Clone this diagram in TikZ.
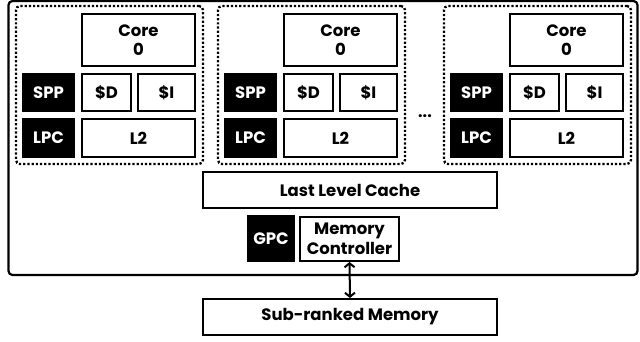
\documentclass[tikz,border=0pt]{standalone}
\usepackage{fontspec}
\setmainfont{Poppins}
\usetikzlibrary{arrows.meta}
\tikzset{
  box/.style={draw, line width=2pt, fill=white, inner sep=0pt, align=center,
    font=\fontsize{16.5}{19.5}\selectfont\bfseries},
  blk/.style={box, fill=black, text=white},
  cluster/.style={draw, line width=2.3pt, dash pattern=on 2.2pt off 2pt, rounded corners=4pt, inner sep=0pt},
  chip/.style={draw, line width=2.2pt, rounded corners=4pt},
}
\begin{document}
\begin{tikzpicture}[x=1pt,y=-1pt]
\useasboundingbox (0,0) rectangle (640,341);
\draw[chip] (8.5,1) rectangle (637.5,275);
\foreach \ox/\n in {0/a,202/b,428/c}{
  \node[cluster, minimum width=187pt, minimum height=158pt] (cl\n) at (109.5+\ox,85) {};
  \node[box, minimum width=113pt, minimum height=52pt] (core\n) at (138.5+\ox,40) {Core\\0};
  \node[blk, minimum width=51pt, minimum height=37pt] (spp\n) at (48.5+\ox,92.5) {SPP};
  \node[box, minimum width=49pt, minimum height=37pt] (d\n) at (106.5+\ox,92.5) {\$D};
  \node[box, minimum width=57pt, minimum height=37pt] (i\n) at (166.5+\ox,92.5) {\$I};
  \node[blk, minimum width=51pt, minimum height=38pt] (lpc\n) at (48.5+\ox,138) {LPC};
  \node[box, minimum width=113pt, minimum height=38pt] (l2\n) at (138.5+\ox,138) {L2};
}
\node[font=\fontsize{16}{16}\selectfont\bfseries, inner sep=0pt, anchor=base] (dots) at (425,117) {...};
\node[box, minimum width=294pt, minimum height=36pt] (llc) at (350,190) {Last Level Cache};
\node[blk, minimum width=46pt, minimum height=45pt] (gpc) at (271,238.5) {GPC};
\node[box, minimum width=99pt, minimum height=44pt] (mc) at (349.5,239) {Memory\\Controller};
\node[box, minimum width=294pt, minimum height=36pt] (mem) at (350,317) {Sub-ranked Memory};
\draw[line width=2pt, {Straight Barb[length=4pt,width=10pt]}-{Straight Barb[length=4pt,width=10pt]}] (mc.south) -- (mem.north);
\end{tikzpicture}
\end{document}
********
- _To do_
Repeat the material above word for word and skip every image in it.

- _Task result_
Clone this diagram in TikZ.
\documentclass[tikz,border=0pt]{standalone}
\usepackage{fontspec}
\setmainfont{Poppins}
\usetikzlibrary{arrows.meta}
\tikzset{
  box/.style={draw, line width=2pt, fill=white, inner sep=0pt, align=center,
    font=\fontsize{16.5}{19.5}\selectfont\bfseries},
  blk/.style={box, fill=black, text=white},
  cluster/.style={draw, line width=2.3pt, dash pattern=on 2.2pt off 2pt, rounded corners=4pt, inner sep=0pt},
  chip/.style={draw, line width=2.2pt, rounded corners=4pt},
}
\begin{document}
\begin{tikzpicture}[x=1pt,y=-1pt]
\useasboundingbox (0,0) rectangle (640,341);
\draw[chip] (8.5,1) rectangle (637.5,275);
\foreach \ox/\n in {0/a,202/b,428/c}{
  \node[cluster, minimum width=187pt, minimum height=158pt] (cl\n) at (109.5+\ox,85) {};
  \node[box, minimum width=113pt, minimum height=52pt] (core\n) at (138.5+\ox,40) {Core\\0};
  \node[blk, minimum width=51pt, minimum height=37pt] (spp\n) at (48.5+\ox,92.5) {SPP};
  \node[box, minimum width=49pt, minimum height=37pt] (d\n) at (106.5+\ox,92.5) {\$D};
  \node[box, minimum width=57pt, minimum height=37pt] (i\n) at (166.5+\ox,92.5) {\$I};
  \node[blk, minimum width=51pt, minimum height=38pt] (lpc\n) at (48.5+\ox,138) {LPC};
  \node[box, minimum width=113pt, minimum height=38pt] (l2\n) at (138.5+\ox,138) {L2};
}
\node[font=\fontsize{16}{16}\selectfont\bfseries, inner sep=0pt, anchor=base] (dots) at (425,117) {...};
\node[box, minimum width=294pt, minimum height=36pt] (llc) at (350,190) {Last Level Cache};
\node[blk, minimum width=46pt, minimum height=45pt] (gpc) at (271,238.5) {GPC};
\node[box, minimum width=99pt, minimum height=44pt] (mc) at (349.5,239) {Memory\\Controller};
\node[box, minimum width=294pt, minimum height=36pt] (mem) at (350,317) {Sub-ranked Memory};
\draw[line width=2pt, {Straight Barb[length=4pt,width=10pt]}-{Straight Barb[length=4pt,width=10pt]}] (mc.south) -- (mem.north);
\end{tikzpicture}
\end{document}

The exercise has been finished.